** The request **
Return the lines below exactly, from the first line to the line that contains "const bracketLevel = 0.653;". Leave out pictures.

___ Source data

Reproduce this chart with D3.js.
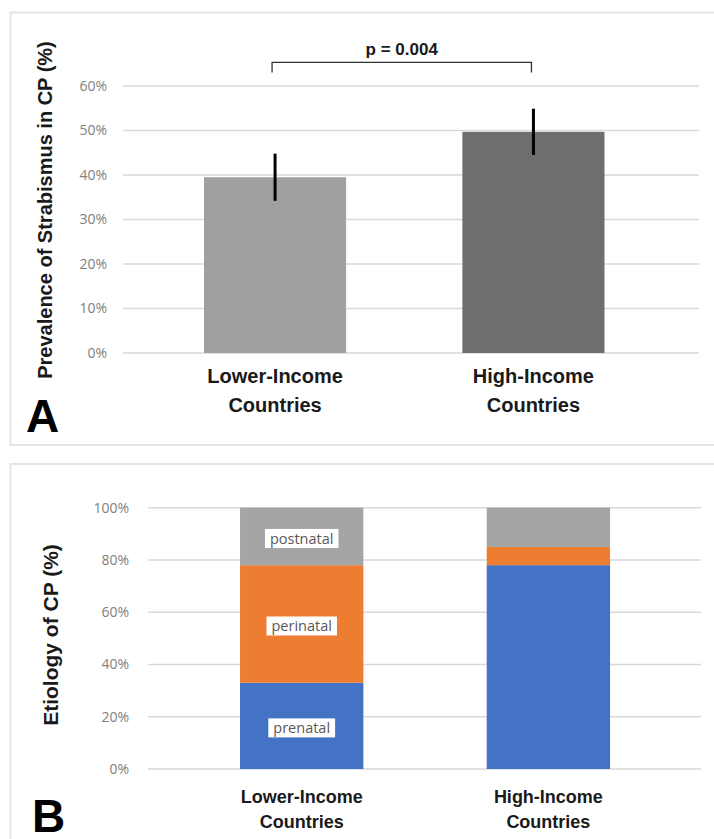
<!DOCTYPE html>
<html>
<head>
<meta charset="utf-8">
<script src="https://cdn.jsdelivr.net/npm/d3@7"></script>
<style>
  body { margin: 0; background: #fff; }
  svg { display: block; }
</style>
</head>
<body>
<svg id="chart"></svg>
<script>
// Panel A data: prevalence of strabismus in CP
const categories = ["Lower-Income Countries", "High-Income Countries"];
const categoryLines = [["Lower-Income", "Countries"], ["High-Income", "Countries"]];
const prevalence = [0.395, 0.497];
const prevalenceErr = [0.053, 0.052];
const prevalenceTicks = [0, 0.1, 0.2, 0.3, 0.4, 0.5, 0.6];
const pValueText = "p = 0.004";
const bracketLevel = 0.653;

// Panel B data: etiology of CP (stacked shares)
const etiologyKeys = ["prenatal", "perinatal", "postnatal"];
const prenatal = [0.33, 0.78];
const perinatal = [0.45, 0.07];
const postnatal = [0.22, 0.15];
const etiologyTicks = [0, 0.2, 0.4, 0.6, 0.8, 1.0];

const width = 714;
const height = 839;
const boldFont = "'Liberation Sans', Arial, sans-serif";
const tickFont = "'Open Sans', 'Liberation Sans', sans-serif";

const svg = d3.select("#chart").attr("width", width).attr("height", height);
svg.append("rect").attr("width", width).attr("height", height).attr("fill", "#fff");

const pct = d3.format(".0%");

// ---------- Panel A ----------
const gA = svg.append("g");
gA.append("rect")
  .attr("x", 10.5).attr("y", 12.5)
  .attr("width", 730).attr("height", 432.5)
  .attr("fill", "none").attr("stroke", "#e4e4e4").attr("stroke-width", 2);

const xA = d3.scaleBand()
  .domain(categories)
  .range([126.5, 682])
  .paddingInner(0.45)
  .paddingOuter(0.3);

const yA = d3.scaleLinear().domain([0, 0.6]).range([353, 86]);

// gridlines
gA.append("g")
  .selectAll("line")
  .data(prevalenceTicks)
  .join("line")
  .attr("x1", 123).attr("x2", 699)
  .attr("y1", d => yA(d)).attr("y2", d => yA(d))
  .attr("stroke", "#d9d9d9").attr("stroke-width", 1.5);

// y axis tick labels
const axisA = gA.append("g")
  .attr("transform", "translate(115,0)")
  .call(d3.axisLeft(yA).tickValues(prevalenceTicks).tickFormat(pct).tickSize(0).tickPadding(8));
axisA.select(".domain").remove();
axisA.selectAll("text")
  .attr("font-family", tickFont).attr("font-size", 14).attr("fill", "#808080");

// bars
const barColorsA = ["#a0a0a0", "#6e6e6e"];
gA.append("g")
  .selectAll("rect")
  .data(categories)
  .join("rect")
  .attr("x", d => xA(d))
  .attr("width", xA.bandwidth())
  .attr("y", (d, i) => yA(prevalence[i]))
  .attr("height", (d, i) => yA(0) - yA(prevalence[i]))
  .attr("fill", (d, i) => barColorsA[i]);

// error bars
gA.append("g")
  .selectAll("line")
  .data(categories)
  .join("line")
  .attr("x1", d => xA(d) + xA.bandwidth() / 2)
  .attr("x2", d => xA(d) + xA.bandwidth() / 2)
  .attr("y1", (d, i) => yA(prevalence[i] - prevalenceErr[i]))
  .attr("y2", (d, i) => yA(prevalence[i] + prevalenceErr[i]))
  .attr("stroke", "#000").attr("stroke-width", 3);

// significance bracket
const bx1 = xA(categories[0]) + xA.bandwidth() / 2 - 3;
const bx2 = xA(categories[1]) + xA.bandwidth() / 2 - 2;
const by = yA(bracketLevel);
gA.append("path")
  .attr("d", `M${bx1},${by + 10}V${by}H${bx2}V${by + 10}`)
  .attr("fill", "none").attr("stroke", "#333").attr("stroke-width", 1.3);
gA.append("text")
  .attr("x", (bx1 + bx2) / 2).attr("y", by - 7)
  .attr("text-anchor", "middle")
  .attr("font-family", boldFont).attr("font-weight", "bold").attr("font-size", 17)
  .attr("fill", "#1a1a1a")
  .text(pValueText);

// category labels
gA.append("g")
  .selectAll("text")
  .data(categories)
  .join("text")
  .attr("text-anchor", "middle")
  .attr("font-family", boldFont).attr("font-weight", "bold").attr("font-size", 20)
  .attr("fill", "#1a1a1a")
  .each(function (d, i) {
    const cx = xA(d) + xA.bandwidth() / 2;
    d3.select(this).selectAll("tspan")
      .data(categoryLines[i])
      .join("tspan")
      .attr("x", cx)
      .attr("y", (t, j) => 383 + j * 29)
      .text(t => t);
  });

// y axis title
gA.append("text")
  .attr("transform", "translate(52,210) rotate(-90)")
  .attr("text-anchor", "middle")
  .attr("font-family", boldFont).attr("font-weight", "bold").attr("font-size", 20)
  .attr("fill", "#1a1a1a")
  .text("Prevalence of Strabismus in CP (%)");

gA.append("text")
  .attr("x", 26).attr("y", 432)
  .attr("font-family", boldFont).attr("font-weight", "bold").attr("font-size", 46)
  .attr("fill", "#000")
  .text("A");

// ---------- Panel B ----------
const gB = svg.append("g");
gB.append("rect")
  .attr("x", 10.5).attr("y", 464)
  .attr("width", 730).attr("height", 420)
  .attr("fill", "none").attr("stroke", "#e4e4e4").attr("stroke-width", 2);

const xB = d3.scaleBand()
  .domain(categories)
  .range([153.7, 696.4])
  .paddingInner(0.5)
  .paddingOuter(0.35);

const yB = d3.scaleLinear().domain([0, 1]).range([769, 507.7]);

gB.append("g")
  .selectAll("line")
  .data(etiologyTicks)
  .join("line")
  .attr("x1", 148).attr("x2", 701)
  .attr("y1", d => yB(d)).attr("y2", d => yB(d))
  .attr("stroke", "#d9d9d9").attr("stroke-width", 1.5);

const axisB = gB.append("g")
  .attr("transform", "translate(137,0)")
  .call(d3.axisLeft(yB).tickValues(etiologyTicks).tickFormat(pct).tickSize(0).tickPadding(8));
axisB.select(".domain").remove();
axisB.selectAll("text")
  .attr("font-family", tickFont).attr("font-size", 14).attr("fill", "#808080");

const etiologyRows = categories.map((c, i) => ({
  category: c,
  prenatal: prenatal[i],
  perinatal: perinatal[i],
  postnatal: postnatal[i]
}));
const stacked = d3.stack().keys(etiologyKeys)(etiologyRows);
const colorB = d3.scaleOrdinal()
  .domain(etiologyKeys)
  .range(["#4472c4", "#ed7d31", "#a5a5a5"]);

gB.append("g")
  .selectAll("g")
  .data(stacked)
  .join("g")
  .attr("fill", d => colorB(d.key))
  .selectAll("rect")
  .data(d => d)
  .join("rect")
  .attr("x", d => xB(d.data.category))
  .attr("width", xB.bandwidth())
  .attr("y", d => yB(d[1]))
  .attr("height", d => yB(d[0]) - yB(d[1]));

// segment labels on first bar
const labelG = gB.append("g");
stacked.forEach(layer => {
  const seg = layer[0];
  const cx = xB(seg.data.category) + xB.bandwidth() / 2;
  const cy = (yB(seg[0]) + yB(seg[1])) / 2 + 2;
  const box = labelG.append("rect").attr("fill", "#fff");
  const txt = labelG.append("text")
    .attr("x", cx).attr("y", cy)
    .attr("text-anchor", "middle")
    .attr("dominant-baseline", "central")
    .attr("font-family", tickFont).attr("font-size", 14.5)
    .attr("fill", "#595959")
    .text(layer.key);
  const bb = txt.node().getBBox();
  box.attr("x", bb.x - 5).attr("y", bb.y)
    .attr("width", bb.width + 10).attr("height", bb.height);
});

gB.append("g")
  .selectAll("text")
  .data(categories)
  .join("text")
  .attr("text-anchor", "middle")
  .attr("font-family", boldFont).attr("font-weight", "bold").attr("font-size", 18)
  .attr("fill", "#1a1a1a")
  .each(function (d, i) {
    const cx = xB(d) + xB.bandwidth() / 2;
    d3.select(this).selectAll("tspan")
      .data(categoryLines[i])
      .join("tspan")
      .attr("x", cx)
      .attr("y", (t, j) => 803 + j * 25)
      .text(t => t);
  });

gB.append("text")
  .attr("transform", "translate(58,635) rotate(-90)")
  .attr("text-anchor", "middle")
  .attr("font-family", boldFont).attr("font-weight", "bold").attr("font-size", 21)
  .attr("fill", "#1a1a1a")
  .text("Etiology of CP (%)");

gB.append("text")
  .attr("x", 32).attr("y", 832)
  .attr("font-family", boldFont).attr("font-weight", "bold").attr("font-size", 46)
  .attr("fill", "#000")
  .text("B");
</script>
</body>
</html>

______

** Answer to the task **
Reproduce this chart with D3.js.
<!DOCTYPE html>
<html>
<head>
<meta charset="utf-8">
<script src="https://cdn.jsdelivr.net/npm/d3@7"></script>
<style>
  body { margin: 0; background: #fff; }
  svg { display: block; }
</style>
</head>
<body>
<svg id="chart"></svg>
<script>
// Panel A data: prevalence of strabismus in CP
const categories = ["Lower-Income Countries", "High-Income Countries"];
const categoryLines = [["Lower-Income", "Countries"], ["High-Income", "Countries"]];
const prevalence = [0.395, 0.497];
const prevalenceErr = [0.053, 0.052];
const prevalenceTicks = [0, 0.1, 0.2, 0.3, 0.4, 0.5, 0.6];
const pValueText = "p = 0.004";
const bracketLevel = 0.653;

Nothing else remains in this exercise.